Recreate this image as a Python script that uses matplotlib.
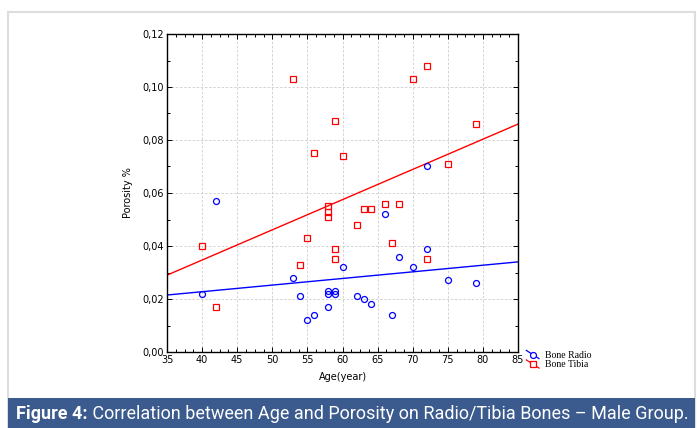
import numpy as np
import matplotlib
matplotlib.use('Agg')
import matplotlib.pyplot as plt
from matplotlib.patches import Rectangle
from matplotlib.lines import Line2D
from matplotlib.legend_handler import HandlerBase
from matplotlib.ticker import FuncFormatter, MultipleLocator

# Bone Radio (blue circles)
radio_age = [42, 40, 53, 54, 55, 56, 58, 58, 59, 58, 59, 60, 62, 63, 64, 66, 67, 68, 70, 72, 72, 75, 79]
radio_por = [0.057, 0.022, 0.028, 0.021, 0.012, 0.014, 0.017, 0.023, 0.023, 0.022, 0.022, 0.032,
             0.021, 0.020, 0.018, 0.052, 0.014, 0.036, 0.032, 0.039, 0.070, 0.027, 0.026]

# Bone Tibia (red squares)
tibia_age = [40, 42, 53, 54, 55, 56, 58, 58, 58, 59, 59, 59, 60, 62, 63, 64, 66, 67, 68, 70, 72, 72, 75, 79]
tibia_por = [0.040, 0.017, 0.103, 0.033, 0.043, 0.075, 0.055, 0.053, 0.051, 0.087, 0.039, 0.035,
             0.074, 0.048, 0.054, 0.054, 0.056, 0.041, 0.056, 0.103, 0.108, 0.035, 0.071, 0.086]

# fitted lines: (slope, intercept)
radio_fit = (0.00025, 0.01275)
tibia_fit = (0.00114, -0.0109)

x_range = [35, 85]
caption_bold = 'Figure 4:'
caption_rest = ' Correlation between Age and Porosity on Radio/Tibia Bones \u2013 Male Group.'

BLUE = '#0000ff'
RED = '#ff0000'


class DiagHandler(HandlerBase):
    # legend key drawn as a short diagonal line with the marker on it
    def create_artists(self, legend, orig, xdescent, ydescent, width, height, fontsize, trans):
        x0, x1 = -xdescent, -xdescent + width
        y0, y1 = -ydescent + height * 1.1, -ydescent - height * 0.1
        ln = Line2D([x0, x1], [y0, y1], color=orig.get_color(), lw=0.9, transform=trans)
        mk = Line2D([(x0 + x1) / 2], [(y0 + y1) / 2], marker=orig.get_marker(), ms=orig.get_markersize(),
                    mfc='white', mec=orig.get_color(), mew=0.9, ls='none', transform=trans)
        return [ln, mk]


fig = plt.figure(figsize=(6.97, 4.28), dpi=100)
ax = fig.add_axes([167 / 697, 1 - 352 / 428, 351 / 697, 318 / 428])

xs = np.array(x_range)
ax.plot(xs, radio_fit[0] * xs + radio_fit[1], color=BLUE, lw=1.0, zorder=2)
ax.plot(xs, tibia_fit[0] * xs + tibia_fit[1], color=RED, lw=1.0, zorder=2)

h1, = ax.plot(radio_age, radio_por, 'o', ms=4.3, mfc='none', mec=BLUE, mew=0.9, color=BLUE,
              label='Bone Radio', zorder=3)
h2, = ax.plot(tibia_age, tibia_por, 's', ms=4.3, mfc='none', mec=RED, mew=0.9, color=RED,
              label='Bone Tibia', zorder=3)

ax.set_xlim(35, 85)
ax.set_ylim(0, 0.12)
ax.xaxis.set_major_locator(MultipleLocator(5))
ax.xaxis.set_minor_locator(MultipleLocator(1.25))
ax.yaxis.set_major_locator(MultipleLocator(0.02))
ax.yaxis.set_minor_locator(MultipleLocator(0.01))
ax.yaxis.set_major_formatter(FuncFormatter(lambda v, p: f'{v:.2f}'.replace('.', ',')))

ax.grid(True, which='major', color='#cccccc', linestyle=(0, (3, 2)), lw=0.6)
ax.tick_params(which='both', direction='in', top=True, right=True, labelsize=7, width=0.7, pad=2)
ax.tick_params(which='major', length=3.5)
ax.tick_params(which='minor', length=2)
for s in ax.spines.values():
    s.set_linewidth(1.0)

ax.set_xlabel('Age(year)', fontsize=7, labelpad=5)
ax.set_ylabel('Porosity %', fontsize=7, labelpad=7)

leg = ax.legend(handles=[h1, h2], handler_map={Line2D: DiagHandler()}, loc='lower left',
                bbox_to_anchor=(1.01, -0.07), frameon=False, prop={'family': 'Liberation Serif', 'size': 7},
                handlelength=1.3, handletextpad=0.6, labelspacing=0.05, borderpad=0)

# outer frame and caption bar
fig.patches.append(Rectangle((8 / 697, 0), 687 / 697, 1 - 12 / 428, transform=fig.transFigure,
                             fill=False, edgecolor='#dddddd', lw=1.5))
fig.patches.append(Rectangle((8 / 697, 0), 687 / 697, 30 / 428, transform=fig.transFigure,
                             facecolor='#3b5a8e', edgecolor='none'))
t = fig.text(16 / 697, 14 / 428, caption_bold, color='white', fontsize=13, fontweight='bold',
             family='Roboto', va='center', ha='left')
fig.canvas.draw()
bb = t.get_window_extent()
fig.text(bb.x1 / fig.bbox.width, 14 / 428, caption_rest, color='white', fontsize=13,
         family='Roboto', va='center', ha='left')

fig.savefig('out.png', dpi=100)
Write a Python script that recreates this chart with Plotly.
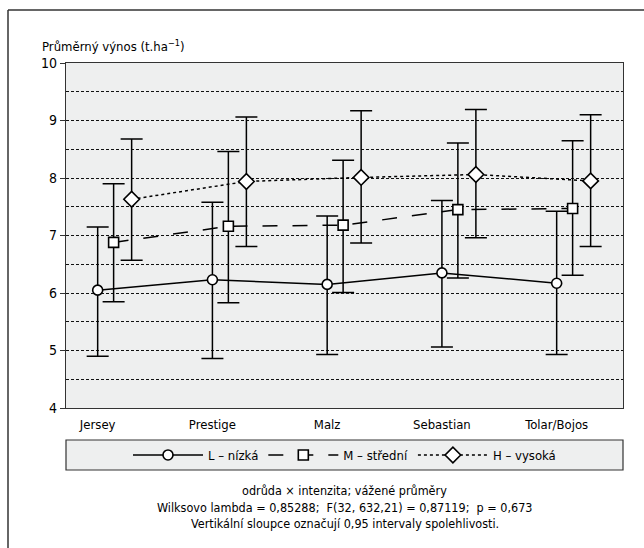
import plotly.graph_objects as go

categories = ["Jersey", "Prestige", "Malz", "Sebastian", "Tolar/Bojos"]
series_names = ["L – nízká", "M – střední", "H – vysoká"]

L_mean = [6.05, 6.23, 6.15, 6.35, 6.17]
L_upper = [7.15, 7.58, 7.34, 7.61, 7.42]
L_lower = [4.90, 4.86, 4.93, 5.06, 4.93]

M_mean = [6.88, 7.16, 7.18, 7.45, 7.47]
M_upper = [7.90, 8.46, 8.31, 8.61, 8.65]
M_lower = [5.85, 5.83, 6.01, 6.26, 6.31]

H_mean = [7.63, 7.94, 8.01, 8.06, 7.95]
H_upper = [8.68, 9.06, 9.17, 9.19, 9.10]
H_lower = [6.57, 6.81, 6.87, 6.96, 6.81]

y_ticks = [4, 5, 6, 7, 8, 9, 10]

FONT = "Liberation Sans Narrow, DejaVu Sans Condensed, Arial Narrow, sans-serif"

series = [
    (series_names[0], L_mean, L_upper, L_lower, "circle", "solid", 10, 0.0),
    (series_names[1], M_mean, M_upper, M_lower, "square", "longdash", 10, 0.139),
    (series_names[2], H_mean, H_upper, H_lower, "diamond", "dot", 12, 0.296),
]

fig = go.Figure()
for name, mean, up, lo, sym, dash, msize, off in series:
    xs = [i + off for i in range(len(categories))]
    fig.add_trace(go.Scatter(
        x=xs, y=mean, name=name, mode="lines+markers",
        line=dict(color="black", width=1.5, dash=dash),
        marker=dict(symbol=sym, size=msize, color="white",
                    line=dict(color="black", width=1.6)),
        error_y=dict(type="data", symmetric=False,
                     array=[u - m for u, m in zip(up, mean)],
                     arrayminus=[m - l for m, l in zip(mean, lo)],
                     color="black", thickness=1.5, width=11),
    ))

W, H = 644, 548
ml, mr, mt, mb = 66, 21, 63, 140
pw, ph = W - ml - mr, H - mt - mb

def px_x(p):
    return (p - ml) / pw

def px_y(p):
    return (H - mb - p) / ph

fig.update_layout(
    width=W, height=H,
    margin=dict(l=ml, r=mr, t=mt, b=mb, pad=0),
    paper_bgcolor="white",
    plot_bgcolor="#EEEFEF",
    font=dict(family=FONT, size=13, color="black"),
    showlegend=True,
    legend=dict(orientation="h", x=0.5, xanchor="center",
                y=px_y(455), yanchor="middle",
                bgcolor="rgba(0,0,0,0)", borderwidth=0,
                itemwidth=70, font=dict(size=13, family=FONT),
                traceorder="normal", itemclick=False),
    xaxis=dict(
        range=[-0.276, 4.578], tickvals=list(range(len(categories))),
        ticktext=categories, showgrid=False, zeroline=False,
        showline=True, mirror=True, linecolor="#333333", linewidth=1.2,
        ticks="", tickfont=dict(size=13, family=FONT), ticklabelstandoff=4,
    ),
    yaxis=dict(
        range=[4, 10], tickvals=y_ticks, showgrid=True,
        gridcolor="#111111", griddash="3px,2px", gridwidth=0.8,
        zeroline=False, showline=True, mirror=True,
        linecolor="#333333", linewidth=1.2,
        ticks="outside", ticklen=5, tickcolor="#333333",
        tickfont=dict(size=14, family=FONT),
        minor=dict(dtick=0.5, showgrid=True, gridcolor="#111111",
                   griddash="3px,2px", gridwidth=0.8, ticks=""),
    ),
    shapes=[
        dict(type="line", xref="paper", yref="paper",
             x0=px_x(8), x1=px_x(644), y0=px_y(10), y1=px_y(10),
             line=dict(color="#333333", width=1.5)),
        dict(type="line", xref="paper", yref="paper",
             x0=px_x(8), x1=px_x(8), y0=px_y(10), y1=px_y(548),
             line=dict(color="#333333", width=1.5)),
        dict(type="rect", xref="paper", yref="paper",
             x0=0, x1=1, y0=px_y(440), y1=px_y(470),
             fillcolor="#EEEFEF", line=dict(color="#333333", width=1.2),
             layer="below"),
    ],
    annotations=[
        dict(text="Průměrný výnos (t.ha<sup>−1</sup>)", xref="paper", yref="paper",
             x=px_x(40), y=px_y(46), xanchor="left", yanchor="middle",
             showarrow=False, font=dict(size=13, family=FONT)),
        dict(text="odrůda × intenzita; vážené průměry", xref="paper", yref="paper",
             x=0.5, y=px_y(490), xanchor="center", yanchor="middle",
             showarrow=False, font=dict(size=12.5, family=FONT)),
        dict(text="Wilksovo lambda = 0,85288;  F(32, 632,21) = 0,87119;  p = 0,673",
             xref="paper", yref="paper",
             x=0.5, y=px_y(507), xanchor="center", yanchor="middle",
             showarrow=False, font=dict(size=12.5, family=FONT)),
        dict(text="Vertikální sloupce označují 0,95 intervaly spolehlivosti.",
             xref="paper", yref="paper",
             x=0.5, y=px_y(523), xanchor="center", yanchor="middle",
             showarrow=False, font=dict(size=12.5, family=FONT)),
    ],
)

fig.write_html("out.html")
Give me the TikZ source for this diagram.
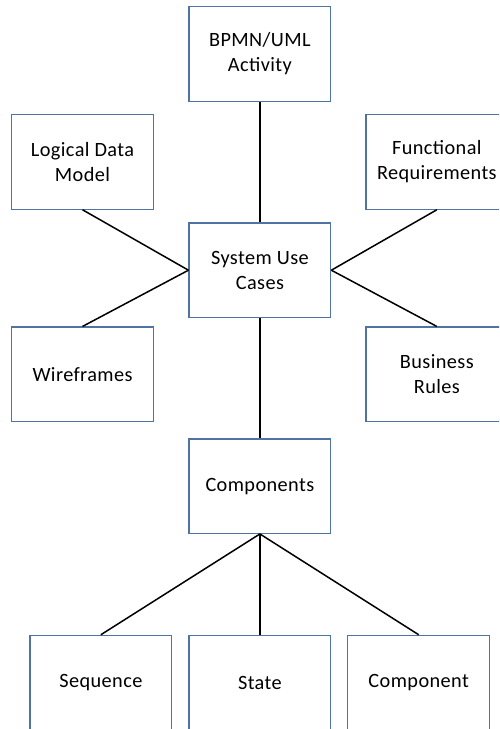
\documentclass[tikz,border=0pt]{standalone}
\usepackage{fontspec}
\setmainfont{Carlito}[LetterSpace=2]
\definecolor{boxblue}{HTML}{4F74A3}
\begin{document}
\begin{tikzpicture}[x=1pt,y=-1pt,
  box/.style={draw=boxblue,line width=1.2pt,fill=white,minimum width=141.7pt,minimum height=94.3pt,inner sep=0pt,align=center,font=\fontsize{20.3}{25}\selectfont},
  link/.style={draw=black,line width=1.5pt}]
\useasboundingbox (0,0) rectangle (499,729);
\clip (0,0) rectangle (499,729);
\node[box] (bpmn) at (259.9,54) {BPMN/UML\\Activity};
\node[box] (ldm) at (82.5,162) {Logical Data\\Model};
\node[box] (fr) at (436.85,162) {Functional\\Requirements};
\node[box] (suc) at (259.9,270.2) {System Use\\Cases};
\node[box] (wf) at (82.5,374.2) {Wireframes};
\node[box] (br) at (436.85,374.2) {Business\\Rules};
\node[box] (comps) at (259.9,486.2) {Components};
\node[box] (seq) at (100.85,682.5) {Sequence};
\node[box] (state) at (259.9,682.5) {State};
\node[box] (comp) at (418.7,682.5) {Component};
\draw[link] (bpmn.south) -- (suc.north);
\draw[link] (ldm.south) -- (suc.west);
\draw[link] (fr.south) -- (suc.east);
\draw[link] (wf.north) -- (suc.west);
\draw[link] (br.north) -- (suc.east);
\draw[link] (suc.south) -- (comps.north);
\draw[link] (comps.south) -- (seq.north);
\draw[link] (comps.south) -- (state.north);
\draw[link] (comps.south) -- (comp.north);
\end{tikzpicture}
\end{document}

◆ **DIRECTIONS**
Find each line holding "that". Copy it out.

◆ **FULL SOLUTION**
Recreate this image as a Python script that uses matplotlib.
Write a Python script that recreates this chart with Plotly.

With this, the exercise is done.